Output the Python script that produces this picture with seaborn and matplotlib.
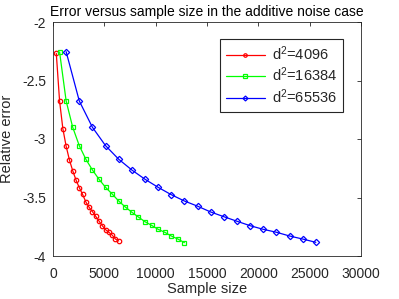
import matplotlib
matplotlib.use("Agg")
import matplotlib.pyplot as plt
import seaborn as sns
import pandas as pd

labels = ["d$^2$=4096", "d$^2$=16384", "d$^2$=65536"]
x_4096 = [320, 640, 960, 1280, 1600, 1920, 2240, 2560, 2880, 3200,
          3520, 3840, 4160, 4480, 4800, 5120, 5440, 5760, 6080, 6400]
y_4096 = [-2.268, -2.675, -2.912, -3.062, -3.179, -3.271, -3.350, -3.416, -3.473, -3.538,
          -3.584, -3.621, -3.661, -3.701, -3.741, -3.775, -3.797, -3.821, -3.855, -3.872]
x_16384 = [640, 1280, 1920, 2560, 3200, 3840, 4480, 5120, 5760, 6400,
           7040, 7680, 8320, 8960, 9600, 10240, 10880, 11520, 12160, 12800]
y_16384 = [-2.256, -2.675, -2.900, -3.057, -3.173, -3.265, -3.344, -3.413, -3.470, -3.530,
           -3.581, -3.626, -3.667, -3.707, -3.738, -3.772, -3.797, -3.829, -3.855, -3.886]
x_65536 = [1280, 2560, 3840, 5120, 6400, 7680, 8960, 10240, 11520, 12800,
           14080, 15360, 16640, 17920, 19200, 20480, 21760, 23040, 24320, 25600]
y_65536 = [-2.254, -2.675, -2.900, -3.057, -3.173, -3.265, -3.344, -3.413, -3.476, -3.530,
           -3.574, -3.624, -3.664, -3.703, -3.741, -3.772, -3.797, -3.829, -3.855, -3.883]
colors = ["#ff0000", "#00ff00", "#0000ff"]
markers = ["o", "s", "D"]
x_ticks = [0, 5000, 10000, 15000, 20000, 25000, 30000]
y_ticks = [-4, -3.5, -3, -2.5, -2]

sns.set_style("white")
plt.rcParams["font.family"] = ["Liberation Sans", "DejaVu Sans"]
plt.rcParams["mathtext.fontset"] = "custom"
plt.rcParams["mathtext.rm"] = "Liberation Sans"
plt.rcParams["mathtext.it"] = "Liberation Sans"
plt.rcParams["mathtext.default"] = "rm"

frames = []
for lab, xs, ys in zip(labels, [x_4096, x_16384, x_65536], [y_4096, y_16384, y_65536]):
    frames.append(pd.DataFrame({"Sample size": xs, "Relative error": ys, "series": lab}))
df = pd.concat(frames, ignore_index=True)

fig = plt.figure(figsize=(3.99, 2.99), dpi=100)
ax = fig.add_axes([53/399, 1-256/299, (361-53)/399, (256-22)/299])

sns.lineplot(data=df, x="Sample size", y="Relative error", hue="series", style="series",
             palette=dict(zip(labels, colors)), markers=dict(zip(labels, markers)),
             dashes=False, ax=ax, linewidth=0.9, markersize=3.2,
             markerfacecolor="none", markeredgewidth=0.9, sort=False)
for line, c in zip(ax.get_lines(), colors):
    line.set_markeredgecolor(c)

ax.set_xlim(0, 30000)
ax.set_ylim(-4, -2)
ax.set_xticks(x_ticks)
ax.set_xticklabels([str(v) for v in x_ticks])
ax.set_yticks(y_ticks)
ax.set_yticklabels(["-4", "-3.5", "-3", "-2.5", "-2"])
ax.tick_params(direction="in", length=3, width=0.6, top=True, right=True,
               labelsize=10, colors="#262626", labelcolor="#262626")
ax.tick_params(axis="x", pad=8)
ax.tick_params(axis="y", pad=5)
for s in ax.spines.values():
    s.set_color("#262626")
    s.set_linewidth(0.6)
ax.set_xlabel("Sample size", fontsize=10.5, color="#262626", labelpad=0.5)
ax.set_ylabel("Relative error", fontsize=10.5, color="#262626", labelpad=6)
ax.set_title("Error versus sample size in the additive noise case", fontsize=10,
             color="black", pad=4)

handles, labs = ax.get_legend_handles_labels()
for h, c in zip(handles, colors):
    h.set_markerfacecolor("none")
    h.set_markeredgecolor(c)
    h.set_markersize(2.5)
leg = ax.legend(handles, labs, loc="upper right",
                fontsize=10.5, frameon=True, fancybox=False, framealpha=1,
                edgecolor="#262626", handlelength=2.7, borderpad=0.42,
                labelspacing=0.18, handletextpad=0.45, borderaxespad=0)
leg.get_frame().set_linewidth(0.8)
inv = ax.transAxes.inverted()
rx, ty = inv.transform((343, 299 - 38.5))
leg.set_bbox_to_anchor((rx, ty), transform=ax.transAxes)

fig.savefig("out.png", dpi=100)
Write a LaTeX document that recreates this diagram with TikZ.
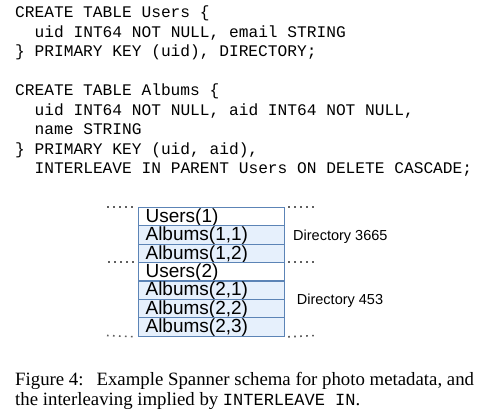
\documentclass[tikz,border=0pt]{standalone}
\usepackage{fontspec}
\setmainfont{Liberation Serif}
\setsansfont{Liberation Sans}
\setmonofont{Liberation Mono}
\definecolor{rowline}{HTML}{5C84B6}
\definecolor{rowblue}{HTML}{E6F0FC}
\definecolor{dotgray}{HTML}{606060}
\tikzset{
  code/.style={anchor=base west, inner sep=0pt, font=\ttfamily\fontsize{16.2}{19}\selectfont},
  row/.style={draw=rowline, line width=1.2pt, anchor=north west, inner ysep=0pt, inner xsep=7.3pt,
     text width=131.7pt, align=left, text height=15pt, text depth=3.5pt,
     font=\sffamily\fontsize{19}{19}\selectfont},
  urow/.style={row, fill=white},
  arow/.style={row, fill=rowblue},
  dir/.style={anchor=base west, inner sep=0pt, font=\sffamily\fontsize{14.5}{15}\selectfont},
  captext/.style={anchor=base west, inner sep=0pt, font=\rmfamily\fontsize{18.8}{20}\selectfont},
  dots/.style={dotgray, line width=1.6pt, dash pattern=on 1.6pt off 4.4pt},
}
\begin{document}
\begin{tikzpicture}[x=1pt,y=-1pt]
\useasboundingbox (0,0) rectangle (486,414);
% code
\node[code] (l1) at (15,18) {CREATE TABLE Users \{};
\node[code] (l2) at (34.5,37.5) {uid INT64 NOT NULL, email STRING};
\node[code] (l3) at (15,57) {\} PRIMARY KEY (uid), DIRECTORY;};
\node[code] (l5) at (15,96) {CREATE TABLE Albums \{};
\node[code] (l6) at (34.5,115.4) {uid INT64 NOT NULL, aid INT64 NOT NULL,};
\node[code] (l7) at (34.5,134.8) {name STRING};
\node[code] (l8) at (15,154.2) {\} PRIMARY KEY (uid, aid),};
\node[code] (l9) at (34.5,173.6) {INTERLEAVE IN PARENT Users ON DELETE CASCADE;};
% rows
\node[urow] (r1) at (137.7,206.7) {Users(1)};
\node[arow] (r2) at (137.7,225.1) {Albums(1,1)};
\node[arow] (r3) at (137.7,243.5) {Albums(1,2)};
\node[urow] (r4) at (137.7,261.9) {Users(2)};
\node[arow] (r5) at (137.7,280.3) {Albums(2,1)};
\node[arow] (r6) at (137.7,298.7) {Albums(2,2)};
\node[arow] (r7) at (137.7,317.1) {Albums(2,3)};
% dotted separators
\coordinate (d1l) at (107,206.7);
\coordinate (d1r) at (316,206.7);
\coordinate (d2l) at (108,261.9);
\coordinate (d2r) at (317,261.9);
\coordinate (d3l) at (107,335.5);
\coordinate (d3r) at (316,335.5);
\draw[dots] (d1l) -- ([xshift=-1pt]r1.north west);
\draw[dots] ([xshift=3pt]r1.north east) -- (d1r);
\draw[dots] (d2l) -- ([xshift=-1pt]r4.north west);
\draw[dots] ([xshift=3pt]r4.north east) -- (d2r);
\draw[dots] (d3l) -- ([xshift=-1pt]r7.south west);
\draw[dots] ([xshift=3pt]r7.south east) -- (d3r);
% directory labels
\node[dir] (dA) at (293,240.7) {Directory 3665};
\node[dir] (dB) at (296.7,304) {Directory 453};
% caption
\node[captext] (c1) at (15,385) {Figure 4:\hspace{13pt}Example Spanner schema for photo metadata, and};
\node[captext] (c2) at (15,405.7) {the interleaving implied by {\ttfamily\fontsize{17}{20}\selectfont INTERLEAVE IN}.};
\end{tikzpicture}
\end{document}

▶ THE EXERCISE:
Restate word for word only the lines from where the entries begin through the one with "import pandas as pd"; omit the pictures.

▶ ANSWER FOR THE TASK:
Output the Python script that produces this picture with seaborn and matplotlib.
import matplotlib
matplotlib.use("Agg")
import matplotlib.pyplot as plt
import seaborn as sns
import pandas as pd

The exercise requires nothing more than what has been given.